Write out the opening lines of the data word for word, up to and including the line with "rectangle (565, 862);", and leave every picture and every later line out.

%%

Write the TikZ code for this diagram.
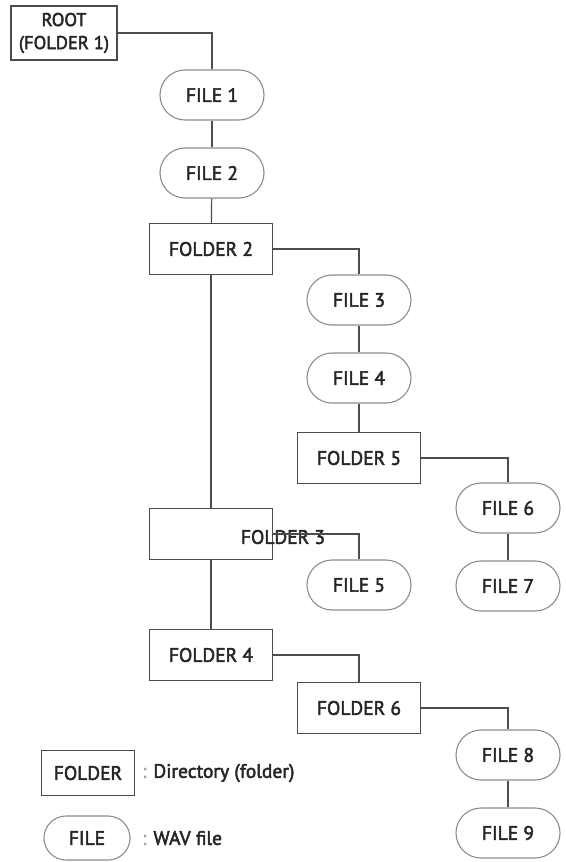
\documentclass[tikz,border=0pt]{standalone}
\usepackage{fontspec}
\setmainfont{PT Sans}[UprightFeatures={FakeBold=2.5}]
\usepackage{tikz}

\begin{document}
\begin{tikzpicture}[x=1pt, y=-1pt, every node/.style={font=\fontsize{19.5}{21}\selectfont, text=black!85},
                    folder/.style={draw=black!70, line width=1.2pt, minimum width=123pt,
                                   minimum height=51pt, inner sep=0pt},
                    wav/.style={draw=black!45, line width=1.1pt, rounded corners=25pt,
                                minimum width=104pt, minimum height=50pt, inner sep=0pt},
                    link/.style={draw=black!70, line width=1.2pt}]
                      \useasboundingbox (0, 0) rectangle (565, 862);

                      \node[folder, minimum width=106pt, minimum height=54pt, align=center,
                            font=\fontsize{18.5}{23}\selectfont] (root) at (64, 33) {ROOT\\(FOLDER 1)};
                      \node[wav] (f1) at (212, 95) {FILE 1};
                      \node[wav] (f2) at (212, 173) {FILE 2};
                      \node[folder] (d2) at (211, 249) {FOLDER 2};
                      \node[wav] (f3) at (359, 300) {FILE 3};
                      \node[wav] (f4) at (359, 378) {FILE 4};
                      \node[folder] (d5) at (359, 458) {FOLDER 5};
                      \node[wav] (f6) at (508, 508) {FILE 6};
                      \node[wav] (f7) at (508, 586) {FILE 7};
                      \node[folder] (d3) at (211, 534) {};
                      \node[inner sep=0pt] (d3text) at (283, 537) {FOLDER 3};
                      \node[wav] (f5) at (359, 585) {FILE 5};
                      \node[folder] (d4) at (211, 655) {FOLDER 4};
                      \node[folder] (d6) at (359, 708) {FOLDER 6};
                      \node[wav] (f8) at (508, 755) {FILE 8};
                      \node[wav] (f9) at (508, 833) {FILE 9};

                      % legend
                      \node[folder, minimum width=93pt, minimum height=45pt] (keyfolder) at (88, 773) {FOLDER};
                      \node[wav, minimum width=86pt, minimum height=44pt, rounded corners=22pt] (keyfile) at (87, 838) {FILE};
                      \node[anchor=west, inner sep=0pt] (keyfoldertext) at (142, 773) {\textcolor{black!35}{:}\hspace{7pt}Directory (folder)};
                      \node[anchor=west, inner sep=0pt] (keyfiletext) at (142, 838) {\textcolor{black!35}{:}\hspace{7pt}WAV file};

                      \foreach \i/\j in {f1/f2, f2/d2, d2/d3, d3/d4, f3/f4, f4/d5, f6/f7, f8/f9} {
                              \draw[link] (\i) -- (\j);
                          }
                      \foreach \i/\j in {root/f1, d2/f3, d5/f6, d3/f5, d4/d6, d6/f8} {
                              \draw[link] (\i.east) -| (\j.north);
                          }
                  \end{tikzpicture}
\end{document}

%%

> CORRECT OUTPUT
Write the TikZ code for this diagram.
\documentclass[tikz,border=0pt]{standalone}
\usepackage{fontspec}
\setmainfont{PT Sans}[UprightFeatures={FakeBold=2.5}]
\usepackage{tikz}

\begin{document}
\begin{tikzpicture}[x=1pt, y=-1pt, every node/.style={font=\fontsize{19.5}{21}\selectfont, text=black!85},
                    folder/.style={draw=black!70, line width=1.2pt, minimum width=123pt,
                                   minimum height=51pt, inner sep=0pt},
                    wav/.style={draw=black!45, line width=1.1pt, rounded corners=25pt,
                                minimum width=104pt, minimum height=50pt, inner sep=0pt},
                    link/.style={draw=black!70, line width=1.2pt}]
                      \useasboundingbox (0, 0) rectangle (565, 862);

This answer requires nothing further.